* **Problem statement**
Include the line containing "Reproduce this diagram with SVG." and every line after it up to the end of the material below; reproduce them exactly and drop the pictures.
— Start of Records for this exercise —
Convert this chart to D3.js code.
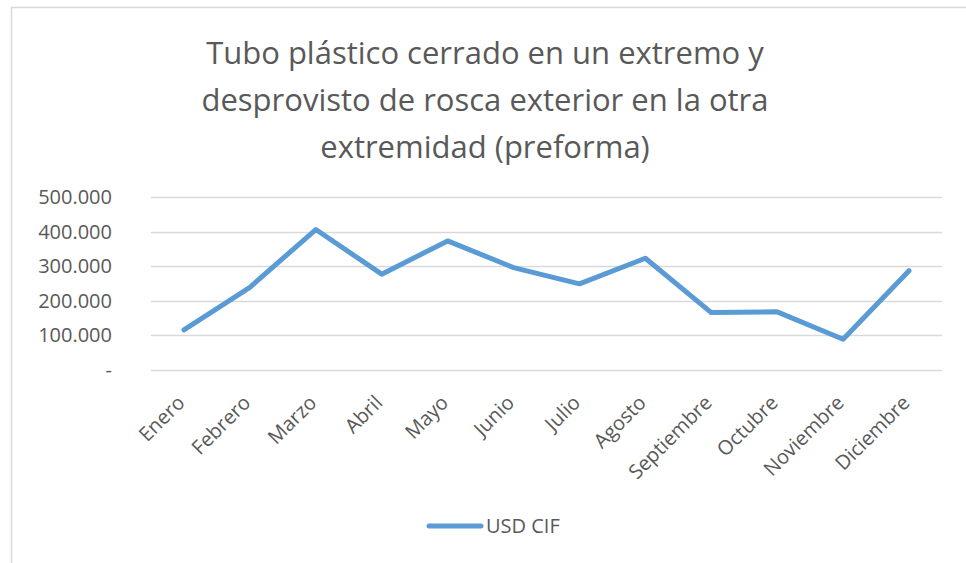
<!DOCTYPE html>
<html>
<head>
<meta charset="utf-8">
<script src="https://cdn.jsdelivr.net/npm/d3@7"></script>
<style>
  body { margin: 0; background: #fff; }
  svg { font-family: "Open Sans", sans-serif; }
</style>
</head>
<body>
<div id="chart"></div>
<script>
// data
var months = ["Enero", "Febrero", "Marzo", "Abril", "Mayo", "Junio", "Julio",
  "Agosto", "Septiembre", "Octubre", "Noviembre", "Diciembre"];
var usdCif = [116000, 239000, 406000, 277000, 373000, 296000, 249000,
  323000, 166000, 168000, 89000, 287000];
var yTicks = [0, 100000, 200000, 300000, 400000, 500000];
var titleLines = ["Tubo plástico cerrado en un extremo y",
  "desprovisto de rosca exterior en la otra",
  "extremidad (preforma)"];
var seriesName = "USD CIF";

var W = 966, H = 563;
var margin = { top: 197, right: 24, bottom: 193, left: 151 },
  width = W - margin.left - margin.right,
  height = H - margin.top - margin.bottom;

var svg = d3.select("#chart")
  .append("svg")
  .attr("width", W)
  .attr("height", H);

// chart frame
svg.append("rect")
  .attr("x", 11.5).attr("y", 7.5)
  .attr("width", W).attr("height", H)
  .attr("fill", "none")
  .attr("stroke", "#d9d9d9")
  .attr("stroke-width", 1.5);

// title
svg.append("g")
  .selectAll("text")
  .data(titleLines)
  .enter()
  .append("text")
  .attr("x", 485)
  .attr("y", function (d, i) { return 64 + i * 47; })
  .attr("text-anchor", "middle")
  .style("font-size", "31px")
  .style("fill", "#595959")
  .text(function (d) { return d; });

var g = svg.append("g")
  .attr("transform", "translate(" + margin.left + "," + margin.top + ")");

var x = d3.scaleBand().domain(months).range([0, width]);
var y = d3.scaleLinear().domain([0, 500000]).range([height, 0]);

var fmt = function (v) {
  return v === 0 ? "-" : d3.format(",")(v).replace(/,/g, ".");
};

// gridlines
g.append("g")
  .selectAll("line")
  .data(yTicks)
  .enter()
  .append("line")
  .attr("x1", 0).attr("x2", width)
  .attr("y1", function (d) { return Math.round(y(d)) + 0.5; })
  .attr("y2", function (d) { return Math.round(y(d)) + 0.5; })
  .attr("stroke", "#d9d9d9")
  .attr("stroke-width", 1.5);

// y axis labels
var yAxis = g.append("g")
  .call(d3.axisLeft(y).tickValues(yTicks).tickFormat(fmt).tickSize(0).tickPadding(39));
yAxis.select(".domain").remove();
yAxis.selectAll("text")
  .style("font-size", "20px")
  .style("font-family", "Open Sans, sans-serif")
  .style("fill", "#595959");

// x axis labels, rotated
var xAxis = g.append("g")
  .attr("transform", "translate(0," + height + ")")
  .call(d3.axisBottom(x).tickSize(0));
xAxis.select(".domain").remove();
xAxis.selectAll("text")
  .attr("y", 0).attr("dy", 0)
  .attr("transform", "translate(2,34) rotate(-45)")
  .style("text-anchor", "end")
  .style("font-size", "20px")
  .style("font-family", "Open Sans, sans-serif")
  .style("fill", "#595959");

// line
var line = d3.line()
  .x(function (d, i) { return x(months[i]) + x.bandwidth() / 2; })
  .y(function (d) { return y(d); });

g.append("path")
  .datum(usdCif)
  .attr("d", line)
  .attr("fill", "none")
  .attr("stroke", "#5b9bd5")
  .attr("stroke-width", 5)
  .attr("stroke-linejoin", "round")
  .attr("stroke-linecap", "round");

// legend
var legend = svg.append("g").attr("transform", "translate(427,526)");
legend.append("line")
  .attr("x1", 2).attr("x2", 54)
  .attr("y1", 0).attr("y2", 0)
  .attr("stroke", "#5b9bd5")
  .attr("stroke-width", 5)
  .attr("stroke-linecap", "round");
legend.append("text")
  .attr("x", 59).attr("y", 7)
  .style("font-size", "20px")
  .style("fill", "#595959")
  .text(seriesName);
</script>
</body>
</html>
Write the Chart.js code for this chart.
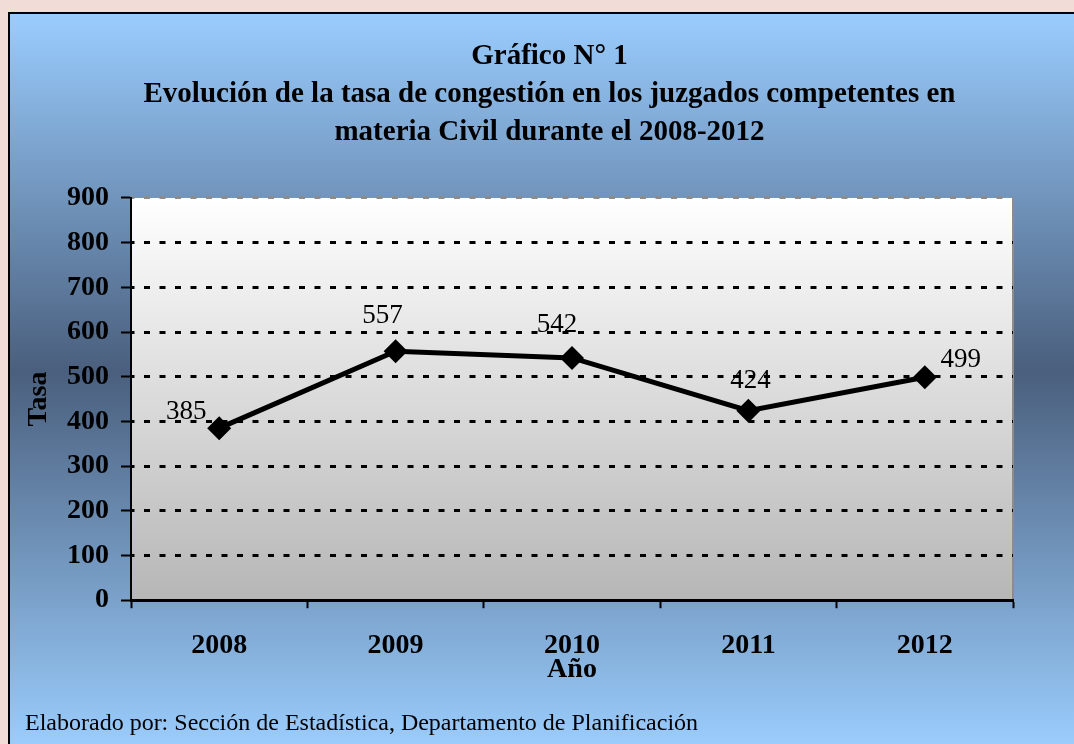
<!DOCTYPE html>
<html>
<head>
<meta charset="utf-8">
<script src="https://cdn.jsdelivr.net/npm/chart.js@4.4.1/dist/chart.umd.min.js"></script>
<style>
  html, body { margin: 0; padding: 0; background: #f1dcd7; }
  canvas { display: block; }
</style>
</head>
<body>
<canvas id="grafico" width="1074" height="744"></canvas>
<script>
// datos del grafico
const years = ['2008', '2009', '2010', '2011', '2012']
const tasa = [385, 557, 542, 424, 499]
const yMin = 0
const yMax = 900
const yStep = 100
const titulo = [
    'Gráfico N° 1',
    'Evolución de la tasa de congestión en los juzgados competentes en',
    'materia Civil durante el 2008-2012'
]
const ejeX = 'Año'
const ejeY = 'Tasa'
const fuente = 'Elaborado por: Sección de Estadística, Departamento de Planificación'

const serif = '"Liberation Serif", "Times New Roman", serif'

// fondo rosado, recuadro azul y area de trazado en degradado
const fondo = {
    id: 'fondo',
    beforeDraw(chart) {
        const ctx = chart.ctx
        const a = chart.chartArea
        const w = chart.width, h = chart.height
        ctx.save()
        ctx.fillStyle = '#f1dcd7'
        ctx.fillRect(0, 0, w, h)

        let g = ctx.createLinearGradient(0, 13, 0, h)
        g.addColorStop(0, '#9acdff')
        g.addColorStop(0.49, '#4a5f7d')
        g.addColorStop(1, '#9accfc')
        ctx.fillStyle = g
        ctx.fillRect(9, 13, w, h)
        ctx.strokeStyle = '#000'
        ctx.lineWidth = 2
        ctx.beginPath()
        ctx.moveTo(9, h)
        ctx.lineTo(9, 13)
        ctx.lineTo(w, 13)
        ctx.stroke()

        let p = ctx.createLinearGradient(0, a.top, 0, a.bottom)
        p.addColorStop(0, '#ffffff')
        p.addColorStop(1, '#b6b6b6')
        ctx.fillStyle = p
        ctx.fillRect(a.left, a.top, a.width, a.height)
        ctx.strokeStyle = '#8c8c8c'
        ctx.lineWidth = 2
        ctx.beginPath()
        ctx.moveTo(a.right, a.top)
        ctx.lineTo(a.right, a.bottom)
        ctx.stroke()
        ctx.restore()
    },
    afterDraw(chart) {
        // eje vertical continuo
        const ctx = chart.ctx
        const a = chart.chartArea
        ctx.save()
        ctx.strokeStyle = '#000'
        ctx.lineWidth = 2
        ctx.beginPath()
        ctx.moveTo(a.left, a.top)
        ctx.lineTo(a.left, a.bottom)
        ctx.stroke()
        ctx.restore()
    }
}

// etiquetas de valores junto a cada punto
const desplaz = [[-33, -16], [-13, -35], [-15, -33], [2, -30], [36, -17]]
const etiquetas = {
    id: 'etiquetas',
    afterDatasetsDraw(chart) {
        const ctx = chart.ctx
        const meta = chart.getDatasetMeta(0)
        ctx.save()
        ctx.font = '27px ' + serif
        ctx.fillStyle = '#000'
        ctx.textAlign = 'center'
        ctx.textBaseline = 'middle'
        meta.data.forEach((pt, i) => {
            ctx.fillText(String(tasa[i]), pt.x + desplaz[i][0], pt.y + desplaz[i][1])
        })
        ctx.restore()
    }
}

const data = {
    labels: years,
    datasets: [{
        label: ejeY,
        data: tasa,
        borderColor: '#000',
        borderWidth: 5,
        fill: false,
        tension: 0,
        pointStyle: 'rectRot',
        pointRadius: 12,
        pointBackgroundColor: '#000',
        pointBorderWidth: 0,
        clip: false
    }]
}

const config = {
    type: 'line',
    data: data,
    plugins: [fondo, etiquetas],
    options: {
        responsive: false,
        animation: false,
        devicePixelRatio: 1,
        layout: { padding: { top: 0, left: 25, right: 0, bottom: 0 } },
        plugins: {
            legend: { display: false },
            tooltip: { enabled: false },
            title: {
                display: true,
                text: titulo,
                color: '#000',
                font: { family: serif, size: 29, weight: 'bold', lineHeight: 1.31 },
                padding: { top: 38, bottom: 46 }
            },
            subtitle: {
                display: true,
                text: fuente,
                position: 'bottom',
                align: 'start',
                color: '#000',
                font: { family: serif, size: 24, weight: 'normal', lineHeight: 1.2 },
                padding: { top: 0, bottom: 6 }
            }
        },
        scales: {
            x: {
                offset: true,
                grid: {
                    offset: true,
                    drawOnChartArea: false,
                    drawTicks: true,
                    tickLength: 8,
                    tickColor: '#000',
                    tickWidth: 2
                },
                border: { color: '#000', width: 3 },
                ticks: {
                    color: '#000',
                    padding: 21,
                    font: { family: serif, size: 28, weight: 'bold' }
                },
                title: {
                    display: true,
                    text: ejeX,
                    color: '#000',
                    font: { family: serif, size: 28, weight: 'bold', lineHeight: 1.2 },
                    padding: { top: 0, bottom: 23 }
                },
                afterFit(scale) { scale.height = 109 }
            },
            y: {
                min: yMin,
                max: yMax,
                ticks: {
                    stepSize: yStep,
                    color: '#000',
                    padding: 12,
                    font: { family: serif, size: 28, weight: 'bold' }
                },
                grid: {
                    color: (c) => c.tick && c.tick.value === yMax ? '#8c8c8c' : '#000',
                    lineWidth: 3,
                    tickLength: 10,
                    tickColor: '#000',
                    tickWidth: 2,
                    tickBorderDash: []
                },
                border: { color: '#000', width: 2, dash: [6, 9.5], dashOffset: 3.5 },
                title: {
                    display: true,
                    text: ejeY,
                    color: '#000',
                    font: { family: serif, size: 28, weight: 'bold', lineHeight: 1.0 },
                    padding: { top: 0, bottom: 0 }
                },
                afterFit(scale) { scale.width = 106 }
            },
            derecha: {
                position: 'right',
                display: true,
                ticks: { display: false },
                grid: { display: false },
                border: { display: false },
                afterFit(scale) { scale.width = 61 }
            }
        }
    }
}

let ctx = document.getElementById('grafico').getContext('2d')
new Chart(ctx, config)
</script>
</body>
</html>
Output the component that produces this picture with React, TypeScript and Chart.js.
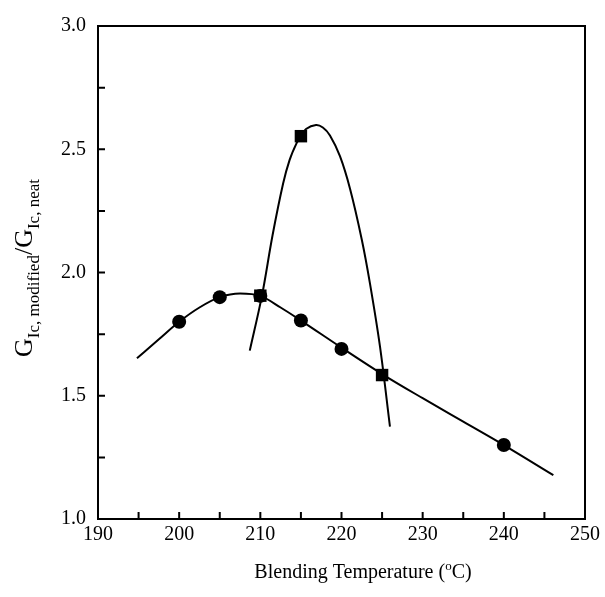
import React, { useEffect, useRef } from "react";
import { Chart, registerables } from "chart.js";

Chart.register(...registerables);

// measured data (blending temperature in °C, toughness ratio)
const circleTemps = [200, 205, 210, 215, 220, 240];
const circleRatios = [1.8, 1.9, 1.905, 1.805, 1.69, 1.3];
const squareTemps = [210, 215, 225];
const squareRatios = [1.906, 2.553, 1.584];

// fitted curves
const circleFitTemps = [194.8, 197.5, 200, 202.5, 205, 207.5, 210, 212.5, 215, 220, 225, 230, 235, 240, 246.1];
const circleFitRatios = [1.652, 1.729, 1.8, 1.858, 1.9, 1.915, 1.905, 1.858, 1.805, 1.695, 1.588, 1.49, 1.395, 1.3, 1.178];
const squareFitTemps = [208.7, 210.2, 211.5, 212.8, 213.6, 214.47, 215.0, 215.63, 216.86, 217.7, 218.58, 219.81, 221.05, 222.49, 223.51, 224.74, 225.97];
const squareFitRatios = [1.683, 1.906, 2.15, 2.36, 2.456, 2.525, 2.553, 2.582, 2.598, 2.588, 2.556, 2.472, 2.34, 2.135, 1.955, 1.7, 1.375];

const xMajorTicks = [190, 200, 210, 220, 230, 240, 250];
const xMinorTicks = [195, 205, 215, 225, 235, 245];
const yMajorTicks = [1.0, 1.5, 2.0, 2.5, 3.0];
const yMinorTicks = [1.25, 1.75, 2.25, 2.75];

const SERIF = "'Liberation Serif', 'Times New Roman', serif";

const toPoints = (xs: number[], ys: number[]) => xs.map((x, i) => ({ x, y: ys[i] }));

const framePlugin = {
  id: "frameTicks",
  beforeDatasetsDraw(chart: any) {
    const { ctx, chartArea, scales } = chart;
    const { left, right, top, bottom } = chartArea;
    ctx.save();
    ctx.strokeStyle = "#000";
    ctx.lineWidth = 2;
    ctx.strokeRect(left, top, right - left, bottom - top);
    const tl = 7;
    ctx.beginPath();
    [...xMajorTicks, ...xMinorTicks].forEach((v) => {
      const px = scales.x.getPixelForValue(v);
      ctx.moveTo(px, bottom);
      ctx.lineTo(px, bottom - tl);
    });
    [...yMajorTicks, ...yMinorTicks].forEach((v) => {
      const py = scales.y.getPixelForValue(v);
      ctx.moveTo(left, py);
      ctx.lineTo(left + tl, py);
    });
    ctx.stroke();
    ctx.restore();
  },
  afterDraw(chart: any) {
    const { ctx } = chart;
    ctx.save();
    ctx.fillStyle = "#000";
    ctx.textBaseline = "alphabetic";
    // x title
    const mainX = `20px ${SERIF}`;
    const supX = `13px ${SERIF}`;
    const partsX: [string, string, number][] = [
      ["Blending Temperature (", mainX, 0],
      ["o", supX, -8],
      ["C)", mainX, 0],
    ];
    let wX = 0;
    partsX.forEach(([t, f]) => { ctx.font = f; wX += ctx.measureText(t).width; });
    let cx = 363 - wX / 2;
    const by = 578;
    partsX.forEach(([t, f, dy]) => {
      ctx.font = f;
      ctx.textAlign = "left";
      ctx.fillText(t, cx, by + dy);
      cx += ctx.measureText(t).width;
    });
    // y title
    const mainY = `26px ${SERIF}`;
    const subY = `17px ${SERIF}`;
    const partsY: [string, string, number][] = [
      ["G", mainY, 0],
      ["Ic, modified", subY, 7],
      ["/", mainY, 0],
      ["G", mainY, 0],
      ["Ic, neat", subY, 7],
    ];
    let wY = 0;
    partsY.forEach(([t, f]) => { ctx.font = f; wY += ctx.measureText(t).width; });
    ctx.translate(32, 268);
    ctx.rotate(-Math.PI / 2);
    let cy = -wY / 2;
    partsY.forEach(([t, f, dy]) => {
      ctx.font = f;
      ctx.textAlign = "left";
      ctx.fillText(t, cy, dy);
      cy += ctx.measureText(t).width;
    });
    ctx.restore();
  },
};

export default function App() {
  const canvasRef = useRef<HTMLCanvasElement | null>(null);

  useEffect(() => {
    if (!canvasRef.current) return;
    const chart = new Chart(canvasRef.current, {
      type: "scatter",
      data: {
        datasets: [
          {
            label: "squares",
            data: toPoints(squareTemps, squareRatios),
            pointStyle: "rect",
            pointRadius: 8.8,
            backgroundColor: "#000",
            borderColor: "#000",
            borderWidth: 0,
            showLine: false,
          },
          {
            label: "circles",
            data: toPoints(circleTemps, circleRatios),
            pointStyle: "circle",
            pointRadius: 7,
            backgroundColor: "#000",
            borderColor: "#000",
            borderWidth: 0,
            showLine: false,
          },
          {
            label: "square fit",
            data: toPoints(squareFitTemps, squareFitRatios),
            showLine: true,
            pointRadius: 0,
            borderColor: "#000",
            borderWidth: 2,
            tension: 0.35,
            fill: false,
          },
          {
            label: "circle fit",
            data: toPoints(circleFitTemps, circleFitRatios),
            showLine: true,
            pointRadius: 0,
            borderColor: "#000",
            borderWidth: 2,
            cubicInterpolationMode: "monotone",
            fill: false,
          },
        ] as any,
      },
      options: {
        animation: false,
        responsive: false,
        devicePixelRatio: 1,
        layout: { padding: { top: 26, right: 20, left: 0, bottom: 0 } },
        plugins: { legend: { display: false }, tooltip: { enabled: false } },
        scales: {
          x: {
            type: "linear",
            min: 190,
            max: 250,
            afterFit: (s: any) => { s.height = 78; },
            grid: { display: false, drawTicks: false },
            border: { display: false },
            ticks: {
              stepSize: 10,
              padding: 4,
              color: "#000",
              font: { family: SERIF, size: 20 },
              callback: (v: any) => String(v),
            },
          },
          y: {
            type: "linear",
            min: 1,
            max: 3,
            afterFit: (s: any) => { s.width = 98; },
            grid: { display: false, drawTicks: false },
            border: { display: false },
            ticks: {
              stepSize: 0.5,
              padding: 12,
              color: "#000",
              font: { family: SERIF, size: 20 },
              callback: (v: any) => Number(v).toFixed(1),
            },
          },
        },
      } as any,
      plugins: [framePlugin],
    });
    return () => chart.destroy();
  }, []);

  return (
    <div style={{ position: "fixed", left: 0, top: 0, width: 605, height: 597, background: "#fff" }}>
      <canvas ref={canvasRef} width={605} height={597} style={{ width: 605, height: 597, display: "block" }} />
    </div>
  );
}
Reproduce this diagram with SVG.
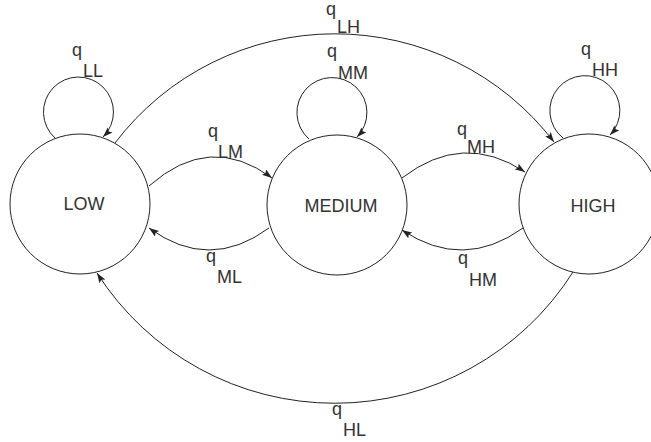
<svg xmlns="http://www.w3.org/2000/svg" width="651" height="442" viewBox="0 0 651 442">
<style>
.node{fill:#fff;stroke:#222;stroke-width:1}
.edge{fill:none;stroke:#222;stroke-width:1;marker-end:url(#ah)}
text{font-family:"Liberation Sans",Arial,sans-serif;font-size:18px;fill:#333}
.c{text-anchor:middle}
</style>
<defs>
<marker id="ah" markerUnits="userSpaceOnUse" markerWidth="12" markerHeight="8" refX="10" refY="3.5" orient="auto">
<path d="M0,0 L10,3.5 L0,7 L2,3.5 Z" fill="#222"/>
</marker>
</defs>
<rect width="651" height="442" fill="#fff"/>
<g id="connectors">
<path class="edge" d="M55,138 A35,35 0 1,1 103,137"/>
<path class="edge" d="M309,139 A35,35 0 1,1 357,137"/>
<path class="edge" d="M563,138 A35,35 0 1,1 610,135"/>
<path class="edge" d="M115,143 A276,276 0 0,1 554,142"/>
<path class="edge" d="M573,272 A282,282 0 0,1 97,273"/>
<path class="edge" d="M149,186 Q210,132 272,178"/>
<path class="edge" d="M269,228 Q209,272 149,228"/>
<path class="edge" d="M402,178 Q463,131 525,172"/>
<path class="edge" d="M523,228 Q463,271 402,230"/>
</g>
<g id="low"><circle class="node" cx="80" cy="204" r="70"/><text class="c" x="84" y="210">LOW</text></g>
<g id="medium"><circle class="node" cx="337" cy="205" r="70"/><text class="c" x="341" y="212">MEDIUM</text></g>
<g id="high"><circle class="node" cx="589" cy="204" r="70"/><text class="c" x="593" y="212">HIGH</text></g>
<g id="labels">
<text x="72" y="56">q</text><text x="83" y="77">LL</text>
<text x="327" y="57">q</text><text x="338" y="79">MM</text>
<text x="581" y="55">q</text><text x="592" y="76">HH</text>
<text x="326" y="15">q</text><text x="337" y="33">LH</text>
<text x="208" y="137">q</text><text x="218" y="158">LM</text>
<text x="206" y="262">q</text><text x="217" y="283">ML</text>
<text x="457" y="135">q</text><text x="467" y="153">MH</text>
<text x="458" y="264">q</text><text x="469" y="286">HM</text>
<text x="332" y="415">q</text><text x="343" y="436">HL</text>
</g>
</svg>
— End of Records for this exercise —
* **Written solution**
Reproduce this diagram with SVG.
<svg xmlns="http://www.w3.org/2000/svg" width="651" height="442" viewBox="0 0 651 442">
<style>
.node{fill:#fff;stroke:#222;stroke-width:1}
.edge{fill:none;stroke:#222;stroke-width:1;marker-end:url(#ah)}
text{font-family:"Liberation Sans",Arial,sans-serif;font-size:18px;fill:#333}
.c{text-anchor:middle}
</style>
<defs>
<marker id="ah" markerUnits="userSpaceOnUse" markerWidth="12" markerHeight="8" refX="10" refY="3.5" orient="auto">
<path d="M0,0 L10,3.5 L0,7 L2,3.5 Z" fill="#222"/>
</marker>
</defs>
<rect width="651" height="442" fill="#fff"/>
<g id="connectors">
<path class="edge" d="M55,138 A35,35 0 1,1 103,137"/>
<path class="edge" d="M309,139 A35,35 0 1,1 357,137"/>
<path class="edge" d="M563,138 A35,35 0 1,1 610,135"/>
<path class="edge" d="M115,143 A276,276 0 0,1 554,142"/>
<path class="edge" d="M573,272 A282,282 0 0,1 97,273"/>
<path class="edge" d="M149,186 Q210,132 272,178"/>
<path class="edge" d="M269,228 Q209,272 149,228"/>
<path class="edge" d="M402,178 Q463,131 525,172"/>
<path class="edge" d="M523,228 Q463,271 402,230"/>
</g>
<g id="low"><circle class="node" cx="80" cy="204" r="70"/><text class="c" x="84" y="210">LOW</text></g>
<g id="medium"><circle class="node" cx="337" cy="205" r="70"/><text class="c" x="341" y="212">MEDIUM</text></g>
<g id="high"><circle class="node" cx="589" cy="204" r="70"/><text class="c" x="593" y="212">HIGH</text></g>
<g id="labels">
<text x="72" y="56">q</text><text x="83" y="77">LL</text>
<text x="327" y="57">q</text><text x="338" y="79">MM</text>
<text x="581" y="55">q</text><text x="592" y="76">HH</text>
<text x="326" y="15">q</text><text x="337" y="33">LH</text>
<text x="208" y="137">q</text><text x="218" y="158">LM</text>
<text x="206" y="262">q</text><text x="217" y="283">ML</text>
<text x="457" y="135">q</text><text x="467" y="153">MH</text>
<text x="458" y="264">q</text><text x="469" y="286">HM</text>
<text x="332" y="415">q</text><text x="343" y="436">HL</text>
</g>
</svg>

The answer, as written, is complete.